The film opens with lush green paddy fields suggesting a good harvest. Soon the roar of planes above suggest the distant thunder of war. The war leads to price rise and the price of rice shoots up. Hoarding by the merchants and consequent hardship lead to rioting by the villagers. Gangacharan tries to keep himself going as he is respected for his services. Soon the shortage hits him as much as the others. The scramble for sheer survival leads to rioting. The famine grows to catastrophic proportions and causes a long march out of the village, in search of food, with bodies falling by the wayside out of sheer exhaustion. So much that Anaga, the naïve wife of Gangacharan, is molested in the forest while looking for edible roots. As the film ends, we see Anaga telling Ganga about her pregnancy as thousands of the villagers approach them for help. Gangacharan suffers the shock. Towards the end, he begins to question the social system he has always accepted and taken as given. In the context of the film this is a revolutionary conversion.
The New York Times wrote a moving review of the film.
,” It is the work of a director who has learned the value of narrative economy to such an extent that “Distant Thunder,” which is set against the backdrop of the “manmade” famine that wiped out 5 million people in 1943, has the simplicity of a fable.
Though its field of vision is narrow, more or less confined to the social awakening of a young village Brahmin and his pretty, naive wife, the sweep of the film is so vast that, at the end, you feel as if you’d witnessed the events from a satellite. You’ve somehow been able to see simultaneously the curvature of the earth and the insects on the blades of field grass.”
5 million people died in a man made famine in one state of India. The Viceroy, Lord Linlithgow, returned to England a year later and was rewarded for the good work he did in India. In the pages of history the Bengal Famine, may not get more than a couple of paragraphs, at best a page. Unlike the other holocaust, which around the same time killed in Germany 6 million people.
As I watched the movie my mind moved back to the short meting I had with Mr. Ray. I also thought of the way he ad grappled with the grim realities of rural Bengal. I remembered reading of Ray’s days in Shantiniketan that first prodded him to understand his own people. …….in his own words …
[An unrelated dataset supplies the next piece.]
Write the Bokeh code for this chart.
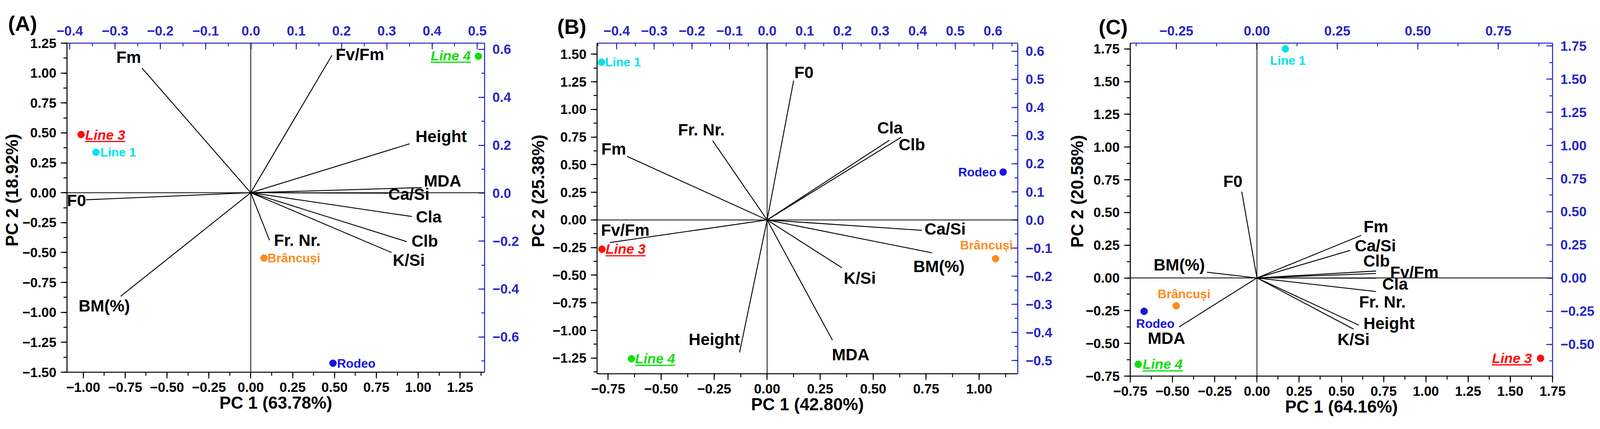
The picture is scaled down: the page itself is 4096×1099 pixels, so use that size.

“In 1928, I went with my mother to Tagore’s university. I had my little autograph book, newly bought, and my mother gave the book to Tagore and said: ‘My son would like a few lines of verse from you.’ And he said: ‘Leave the book with me.’ The next day he said: ‘I have written something for you, which you won’t understand now, but when you grow up you will understand it.”
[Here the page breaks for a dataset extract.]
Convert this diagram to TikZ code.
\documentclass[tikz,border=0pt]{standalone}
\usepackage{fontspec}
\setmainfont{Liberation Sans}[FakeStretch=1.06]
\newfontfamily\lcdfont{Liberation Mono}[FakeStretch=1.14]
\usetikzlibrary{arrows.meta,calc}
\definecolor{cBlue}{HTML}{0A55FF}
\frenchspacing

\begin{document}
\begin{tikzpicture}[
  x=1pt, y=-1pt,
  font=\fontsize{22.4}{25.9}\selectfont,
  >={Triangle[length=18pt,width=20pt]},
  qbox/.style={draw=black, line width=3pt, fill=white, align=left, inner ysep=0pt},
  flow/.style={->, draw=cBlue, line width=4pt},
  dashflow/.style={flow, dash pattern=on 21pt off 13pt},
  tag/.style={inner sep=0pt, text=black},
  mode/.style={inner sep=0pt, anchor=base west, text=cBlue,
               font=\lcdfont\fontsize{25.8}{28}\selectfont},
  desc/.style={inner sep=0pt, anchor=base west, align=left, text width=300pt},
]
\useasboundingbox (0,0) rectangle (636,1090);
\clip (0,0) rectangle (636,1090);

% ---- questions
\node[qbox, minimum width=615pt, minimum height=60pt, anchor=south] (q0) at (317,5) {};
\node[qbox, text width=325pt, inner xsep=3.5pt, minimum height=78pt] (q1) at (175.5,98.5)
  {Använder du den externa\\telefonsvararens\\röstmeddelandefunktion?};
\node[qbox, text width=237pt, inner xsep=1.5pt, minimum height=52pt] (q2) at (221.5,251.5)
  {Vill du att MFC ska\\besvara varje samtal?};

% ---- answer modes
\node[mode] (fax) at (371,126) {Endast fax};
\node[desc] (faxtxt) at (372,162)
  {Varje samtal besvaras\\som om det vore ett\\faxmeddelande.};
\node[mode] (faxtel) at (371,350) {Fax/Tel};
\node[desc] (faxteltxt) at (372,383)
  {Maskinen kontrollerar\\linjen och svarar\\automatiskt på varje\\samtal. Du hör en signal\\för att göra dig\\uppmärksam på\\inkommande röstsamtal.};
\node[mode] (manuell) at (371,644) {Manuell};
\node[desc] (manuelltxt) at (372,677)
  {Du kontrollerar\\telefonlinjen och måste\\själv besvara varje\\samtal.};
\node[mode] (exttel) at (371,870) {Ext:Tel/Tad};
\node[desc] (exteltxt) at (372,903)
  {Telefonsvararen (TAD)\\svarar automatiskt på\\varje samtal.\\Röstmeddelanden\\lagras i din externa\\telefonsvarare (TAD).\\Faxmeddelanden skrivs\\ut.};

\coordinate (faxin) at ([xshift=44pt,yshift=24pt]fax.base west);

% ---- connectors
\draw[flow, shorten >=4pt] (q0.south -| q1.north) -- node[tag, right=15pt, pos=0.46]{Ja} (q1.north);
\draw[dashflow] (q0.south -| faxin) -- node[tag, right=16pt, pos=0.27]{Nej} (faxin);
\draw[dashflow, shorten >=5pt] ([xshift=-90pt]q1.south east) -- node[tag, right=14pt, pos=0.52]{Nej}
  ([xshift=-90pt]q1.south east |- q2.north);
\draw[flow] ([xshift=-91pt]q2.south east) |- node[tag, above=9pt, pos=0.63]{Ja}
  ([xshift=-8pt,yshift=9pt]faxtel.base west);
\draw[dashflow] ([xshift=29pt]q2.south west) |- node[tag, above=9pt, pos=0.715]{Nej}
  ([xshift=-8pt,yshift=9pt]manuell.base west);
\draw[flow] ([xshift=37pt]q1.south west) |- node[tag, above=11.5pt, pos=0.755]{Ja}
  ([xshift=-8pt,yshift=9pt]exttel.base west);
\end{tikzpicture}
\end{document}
It read: “I have travelled all around the world to see the rivers and the mountains, and I’ve spent a lot of money. I have gone to great lengths, I have seen everything. But I forgot to see just outside my house a dewdrop on a little blade of grass, a dewdrop which reflects in its convexity the whole universe around you.”
Ashani Sanket mirrored precisely what Tagore had taught him.
The film, more than the get-to-gether, was the consummation of my wish to meet Ray. Thank you, Mukherjee, thank you, Ray for introducing me to a new world!